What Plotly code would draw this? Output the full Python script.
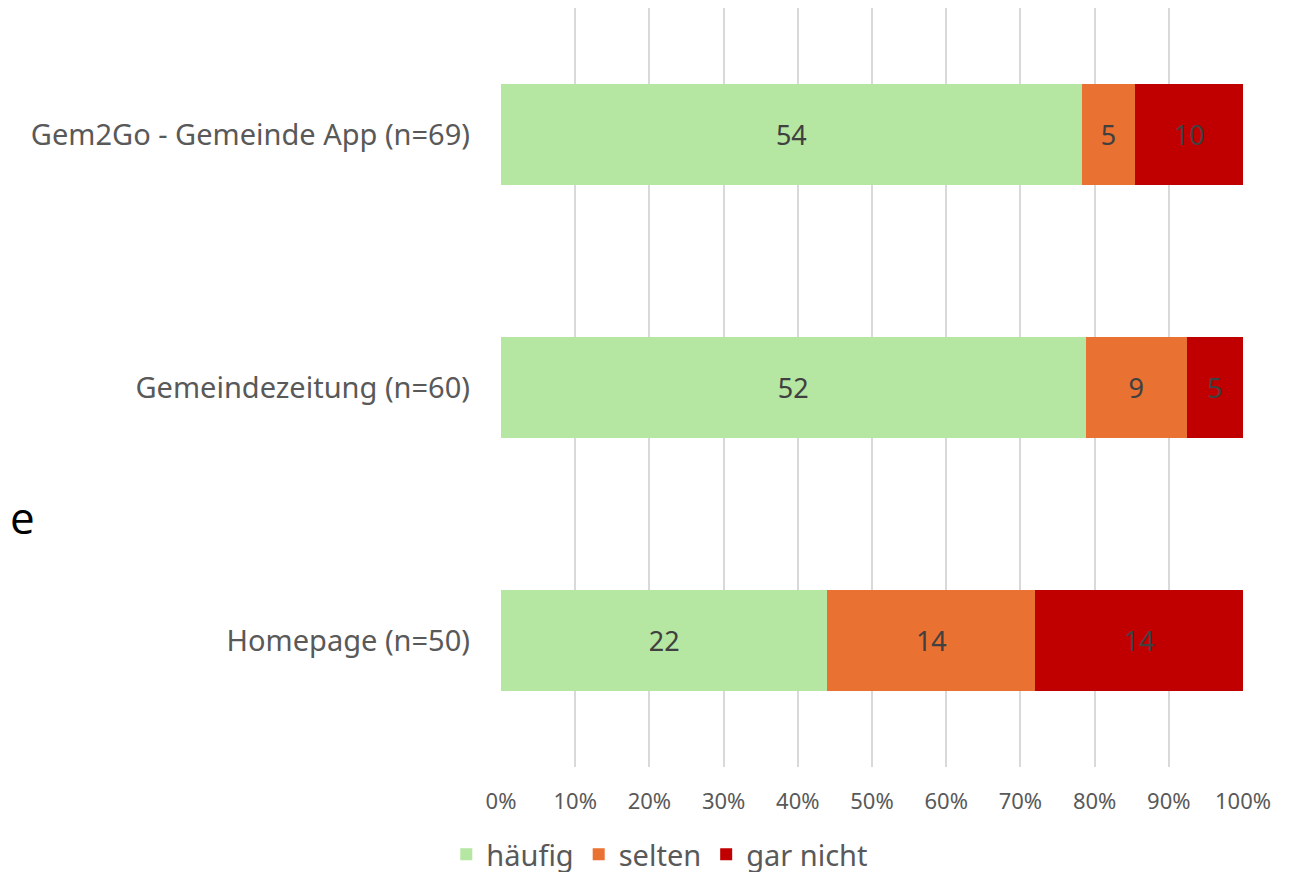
import plotly.graph_objects as go

categories = ["Homepage (n=50)", "Gemeindezeitung (n=60)", "Gem2Go - Gemeinde App (n=69)"]
haeufig = [22, 52, 54]
selten = [14, 9, 5]
gar_nicht = [14, 5, 10]
series_names = ["häufig", "selten", "gar nicht"]
colors = ["#b5e6a2", "#e97132", "#c00000"]
tick_vals = [0, 10, 20, 30, 40, 50, 60, 70, 80, 90, 100]
tick_text = [f"{v}%" for v in tick_vals]

FONT = "Noto Sans"
fig = go.Figure()
for name, vals, col in zip(series_names, [haeufig, selten, gar_nicht], colors):
    fig.add_trace(go.Bar(
        y=categories, x=vals, name=name, orientation="h",
        marker=dict(color=col, line=dict(width=0)),
        text=[str(v) for v in vals], textposition="inside",
        insidetextanchor="middle", textangle=0,
        textfont=dict(family=FONT, size=27, color="#404040"),
    ))

fig.update_layout(
    barmode="stack", barnorm="percent", bargap=0.6,
    width=1294, height=872,
    margin=dict(l=493, r=59, t=0, b=112),
    plot_bgcolor="white", paper_bgcolor="white",
    font=dict(family=FONT, color="#595959"),
    xaxis=dict(range=[0, 100], tickvals=tick_vals, ticktext=tick_text,
               showgrid=True, gridcolor="#d9d9d9", gridwidth=1.5,
               zeroline=False, tickfont=dict(size=22, color="#595959"),
               ticks="", ticklabelstandoff=19, fixedrange=True),
    yaxis=dict(showgrid=False, zeroline=False, ticks="",
               tickfont=dict(size=29, color="#595959"), ticklabelstandoff=30),
    legend=dict(orientation="h", x=0.214, xanchor="center", y=-0.1158, yanchor="middle",
                font=dict(size=29, color="#595959"), traceorder="normal"),
    showlegend=True,
    uniformtext=dict(minsize=10, mode="show"),
)
fig.add_annotation(text="e", xref="paper", yref="paper", x=-493 / 742, y=(760 - 510) / 760,
                   xanchor="left", yanchor="middle", showarrow=False,
                   font=dict(family="Open Sans", size=44, color="black"))
fig.write_html("out.html")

=====

--- To be done ---
Restate each line from the start of the listing through the line bearing "import plotly.graph_objects as go" word for word. Drop the pictures.

--- Exercise answer ---
What Plotly code would draw this? Output the full Python script.
import plotly.graph_objects as go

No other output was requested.